Directions: In the entries that follow, how many lines contain "Convert"? Answer with the number only.

Data provided:
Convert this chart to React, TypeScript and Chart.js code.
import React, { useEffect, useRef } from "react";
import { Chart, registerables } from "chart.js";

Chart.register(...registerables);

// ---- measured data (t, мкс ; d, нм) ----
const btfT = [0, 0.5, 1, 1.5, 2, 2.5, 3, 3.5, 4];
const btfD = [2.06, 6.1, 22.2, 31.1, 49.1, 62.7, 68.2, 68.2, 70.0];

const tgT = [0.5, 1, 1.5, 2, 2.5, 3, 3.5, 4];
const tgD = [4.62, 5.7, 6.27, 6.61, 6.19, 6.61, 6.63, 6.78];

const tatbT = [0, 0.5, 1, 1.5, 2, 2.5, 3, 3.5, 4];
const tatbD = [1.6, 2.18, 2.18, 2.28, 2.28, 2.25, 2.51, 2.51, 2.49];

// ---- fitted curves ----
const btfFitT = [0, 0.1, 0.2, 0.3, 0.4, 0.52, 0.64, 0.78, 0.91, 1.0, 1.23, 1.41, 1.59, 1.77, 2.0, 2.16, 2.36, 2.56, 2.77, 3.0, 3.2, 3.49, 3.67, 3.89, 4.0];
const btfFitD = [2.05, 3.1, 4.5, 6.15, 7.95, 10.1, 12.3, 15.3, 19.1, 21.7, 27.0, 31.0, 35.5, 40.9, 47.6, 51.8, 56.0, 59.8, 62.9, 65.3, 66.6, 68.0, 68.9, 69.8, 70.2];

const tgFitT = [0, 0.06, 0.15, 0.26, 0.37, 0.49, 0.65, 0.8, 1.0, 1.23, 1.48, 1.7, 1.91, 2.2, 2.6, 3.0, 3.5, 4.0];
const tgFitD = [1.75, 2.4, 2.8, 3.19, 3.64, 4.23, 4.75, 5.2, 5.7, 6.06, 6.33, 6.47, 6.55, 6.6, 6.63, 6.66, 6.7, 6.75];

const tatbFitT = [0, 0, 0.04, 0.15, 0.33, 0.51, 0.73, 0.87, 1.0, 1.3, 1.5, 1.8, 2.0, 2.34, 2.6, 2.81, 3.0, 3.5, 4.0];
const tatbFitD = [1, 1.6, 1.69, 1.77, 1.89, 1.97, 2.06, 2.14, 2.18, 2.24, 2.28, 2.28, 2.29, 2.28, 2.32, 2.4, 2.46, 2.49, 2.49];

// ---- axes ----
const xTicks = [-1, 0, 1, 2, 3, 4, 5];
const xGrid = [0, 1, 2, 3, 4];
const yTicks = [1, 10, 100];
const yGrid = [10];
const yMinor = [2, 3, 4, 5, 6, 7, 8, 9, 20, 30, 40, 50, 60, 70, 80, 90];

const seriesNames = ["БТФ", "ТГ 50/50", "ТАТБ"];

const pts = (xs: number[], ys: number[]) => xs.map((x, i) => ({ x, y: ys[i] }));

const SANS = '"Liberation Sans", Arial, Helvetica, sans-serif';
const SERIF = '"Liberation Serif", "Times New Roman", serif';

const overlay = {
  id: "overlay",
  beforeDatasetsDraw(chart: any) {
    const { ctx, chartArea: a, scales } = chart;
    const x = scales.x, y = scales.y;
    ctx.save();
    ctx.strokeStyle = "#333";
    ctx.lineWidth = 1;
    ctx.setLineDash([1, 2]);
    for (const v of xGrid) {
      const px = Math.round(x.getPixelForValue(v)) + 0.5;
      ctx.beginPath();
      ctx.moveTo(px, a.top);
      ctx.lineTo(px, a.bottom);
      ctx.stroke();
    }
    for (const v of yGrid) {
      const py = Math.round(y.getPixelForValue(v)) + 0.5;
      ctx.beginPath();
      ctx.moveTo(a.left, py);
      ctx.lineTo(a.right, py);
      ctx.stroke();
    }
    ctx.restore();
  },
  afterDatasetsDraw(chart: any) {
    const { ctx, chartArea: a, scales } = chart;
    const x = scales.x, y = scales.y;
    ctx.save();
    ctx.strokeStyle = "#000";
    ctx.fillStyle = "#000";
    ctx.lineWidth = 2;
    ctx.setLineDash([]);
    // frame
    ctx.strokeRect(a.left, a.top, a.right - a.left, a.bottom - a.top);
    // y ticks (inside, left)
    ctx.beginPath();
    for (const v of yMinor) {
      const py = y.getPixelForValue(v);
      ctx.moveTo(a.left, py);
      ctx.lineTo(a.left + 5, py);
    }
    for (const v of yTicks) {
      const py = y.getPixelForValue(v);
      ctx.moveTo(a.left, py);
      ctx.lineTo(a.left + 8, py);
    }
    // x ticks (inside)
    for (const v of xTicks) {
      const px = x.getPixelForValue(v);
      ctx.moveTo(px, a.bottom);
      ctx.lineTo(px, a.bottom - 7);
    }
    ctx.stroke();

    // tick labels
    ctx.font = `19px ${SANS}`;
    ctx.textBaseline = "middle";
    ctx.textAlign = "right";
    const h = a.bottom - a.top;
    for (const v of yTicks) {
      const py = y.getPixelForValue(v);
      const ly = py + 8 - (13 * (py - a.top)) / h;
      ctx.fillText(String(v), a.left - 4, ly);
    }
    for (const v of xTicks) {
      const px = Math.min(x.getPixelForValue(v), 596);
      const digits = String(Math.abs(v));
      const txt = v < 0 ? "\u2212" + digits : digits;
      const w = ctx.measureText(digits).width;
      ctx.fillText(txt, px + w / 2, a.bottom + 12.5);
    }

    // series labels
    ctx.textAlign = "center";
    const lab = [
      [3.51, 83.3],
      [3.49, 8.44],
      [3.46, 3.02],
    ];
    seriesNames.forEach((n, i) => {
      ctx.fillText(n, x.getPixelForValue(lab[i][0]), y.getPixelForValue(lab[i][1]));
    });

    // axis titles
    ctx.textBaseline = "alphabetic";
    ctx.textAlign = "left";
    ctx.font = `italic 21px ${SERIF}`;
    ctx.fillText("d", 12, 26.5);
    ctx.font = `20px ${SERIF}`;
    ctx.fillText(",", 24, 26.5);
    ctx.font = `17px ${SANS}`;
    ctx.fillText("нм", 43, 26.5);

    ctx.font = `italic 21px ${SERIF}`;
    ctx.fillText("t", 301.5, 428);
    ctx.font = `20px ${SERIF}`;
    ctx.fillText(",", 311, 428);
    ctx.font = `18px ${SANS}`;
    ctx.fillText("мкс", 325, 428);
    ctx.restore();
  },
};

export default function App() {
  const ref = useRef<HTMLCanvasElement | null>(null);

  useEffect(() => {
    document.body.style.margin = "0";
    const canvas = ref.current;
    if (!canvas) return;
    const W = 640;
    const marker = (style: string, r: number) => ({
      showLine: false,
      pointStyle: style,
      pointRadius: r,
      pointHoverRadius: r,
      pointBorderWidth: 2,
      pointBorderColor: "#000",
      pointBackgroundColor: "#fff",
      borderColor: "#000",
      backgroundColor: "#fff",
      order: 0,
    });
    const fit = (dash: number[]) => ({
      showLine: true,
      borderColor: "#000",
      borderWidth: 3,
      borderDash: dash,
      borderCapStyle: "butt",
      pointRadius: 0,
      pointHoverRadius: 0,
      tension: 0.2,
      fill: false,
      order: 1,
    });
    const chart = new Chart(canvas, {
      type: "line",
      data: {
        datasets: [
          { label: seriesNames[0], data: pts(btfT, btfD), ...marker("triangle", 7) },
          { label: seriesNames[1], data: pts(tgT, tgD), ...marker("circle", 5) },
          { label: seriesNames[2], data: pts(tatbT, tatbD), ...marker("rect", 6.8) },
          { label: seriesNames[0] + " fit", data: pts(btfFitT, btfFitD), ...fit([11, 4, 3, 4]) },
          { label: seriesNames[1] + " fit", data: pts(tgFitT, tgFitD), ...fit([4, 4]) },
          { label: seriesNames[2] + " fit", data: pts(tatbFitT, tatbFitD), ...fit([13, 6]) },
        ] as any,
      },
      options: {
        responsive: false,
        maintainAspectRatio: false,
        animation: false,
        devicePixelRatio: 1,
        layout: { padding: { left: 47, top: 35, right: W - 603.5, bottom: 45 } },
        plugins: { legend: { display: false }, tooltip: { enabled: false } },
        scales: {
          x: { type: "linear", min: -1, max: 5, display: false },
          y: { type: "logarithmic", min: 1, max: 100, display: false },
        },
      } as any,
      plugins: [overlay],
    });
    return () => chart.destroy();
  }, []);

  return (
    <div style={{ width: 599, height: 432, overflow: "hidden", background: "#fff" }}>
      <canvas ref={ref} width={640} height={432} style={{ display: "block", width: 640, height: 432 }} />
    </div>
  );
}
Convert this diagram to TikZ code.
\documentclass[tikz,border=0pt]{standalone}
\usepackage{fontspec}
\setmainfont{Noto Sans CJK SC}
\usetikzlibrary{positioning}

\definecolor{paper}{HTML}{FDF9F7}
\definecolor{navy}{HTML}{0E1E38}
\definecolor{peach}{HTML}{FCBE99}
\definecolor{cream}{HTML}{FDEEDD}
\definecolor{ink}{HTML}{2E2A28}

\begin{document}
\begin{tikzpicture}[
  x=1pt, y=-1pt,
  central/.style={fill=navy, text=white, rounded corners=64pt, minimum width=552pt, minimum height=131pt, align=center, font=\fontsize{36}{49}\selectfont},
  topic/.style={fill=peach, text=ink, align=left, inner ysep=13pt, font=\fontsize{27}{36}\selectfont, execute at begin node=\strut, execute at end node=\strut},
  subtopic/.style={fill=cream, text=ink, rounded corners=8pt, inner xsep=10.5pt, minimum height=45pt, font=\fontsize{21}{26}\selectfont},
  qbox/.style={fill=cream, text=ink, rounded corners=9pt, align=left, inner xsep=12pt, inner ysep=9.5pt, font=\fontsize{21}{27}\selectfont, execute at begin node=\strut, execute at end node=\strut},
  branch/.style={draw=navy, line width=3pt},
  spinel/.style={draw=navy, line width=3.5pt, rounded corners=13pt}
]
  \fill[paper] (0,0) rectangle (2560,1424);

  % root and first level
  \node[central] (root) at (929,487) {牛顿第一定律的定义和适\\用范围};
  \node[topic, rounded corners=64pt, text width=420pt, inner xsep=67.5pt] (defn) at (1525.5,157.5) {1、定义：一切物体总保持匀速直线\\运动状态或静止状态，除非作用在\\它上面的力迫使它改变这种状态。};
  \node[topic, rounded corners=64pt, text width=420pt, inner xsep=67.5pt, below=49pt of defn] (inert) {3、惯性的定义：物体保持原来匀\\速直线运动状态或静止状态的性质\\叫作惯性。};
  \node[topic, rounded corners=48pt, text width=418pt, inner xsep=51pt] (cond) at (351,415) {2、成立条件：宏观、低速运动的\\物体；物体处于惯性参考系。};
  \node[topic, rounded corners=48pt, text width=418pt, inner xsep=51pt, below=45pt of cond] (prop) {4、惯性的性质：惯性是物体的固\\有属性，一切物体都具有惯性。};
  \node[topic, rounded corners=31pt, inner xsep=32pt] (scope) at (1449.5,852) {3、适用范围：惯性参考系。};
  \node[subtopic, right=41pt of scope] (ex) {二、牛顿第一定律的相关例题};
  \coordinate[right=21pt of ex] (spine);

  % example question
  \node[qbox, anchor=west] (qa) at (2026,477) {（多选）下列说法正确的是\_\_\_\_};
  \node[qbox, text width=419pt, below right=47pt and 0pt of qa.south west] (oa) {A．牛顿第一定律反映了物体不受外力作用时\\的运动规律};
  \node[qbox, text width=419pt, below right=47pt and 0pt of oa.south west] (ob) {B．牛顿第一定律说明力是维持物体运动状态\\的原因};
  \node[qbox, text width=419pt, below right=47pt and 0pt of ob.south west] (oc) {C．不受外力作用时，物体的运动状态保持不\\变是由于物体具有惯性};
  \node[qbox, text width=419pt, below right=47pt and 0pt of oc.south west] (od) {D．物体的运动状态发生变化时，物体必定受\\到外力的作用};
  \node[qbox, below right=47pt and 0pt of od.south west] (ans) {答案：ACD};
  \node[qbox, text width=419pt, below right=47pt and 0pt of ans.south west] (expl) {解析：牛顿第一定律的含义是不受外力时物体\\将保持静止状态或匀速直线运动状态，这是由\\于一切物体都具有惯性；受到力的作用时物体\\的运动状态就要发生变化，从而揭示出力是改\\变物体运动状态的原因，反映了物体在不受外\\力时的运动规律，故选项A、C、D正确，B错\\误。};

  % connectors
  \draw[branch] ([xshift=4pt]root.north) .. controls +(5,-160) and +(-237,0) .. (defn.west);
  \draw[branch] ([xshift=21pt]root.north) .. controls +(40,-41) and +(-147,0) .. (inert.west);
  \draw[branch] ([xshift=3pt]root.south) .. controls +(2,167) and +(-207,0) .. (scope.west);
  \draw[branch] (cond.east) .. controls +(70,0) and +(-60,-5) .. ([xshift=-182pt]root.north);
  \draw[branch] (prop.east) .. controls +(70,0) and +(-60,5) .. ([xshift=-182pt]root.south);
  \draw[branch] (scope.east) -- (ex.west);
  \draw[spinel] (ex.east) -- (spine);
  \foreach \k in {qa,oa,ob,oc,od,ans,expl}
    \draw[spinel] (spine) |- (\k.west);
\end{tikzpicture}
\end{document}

Task output: 2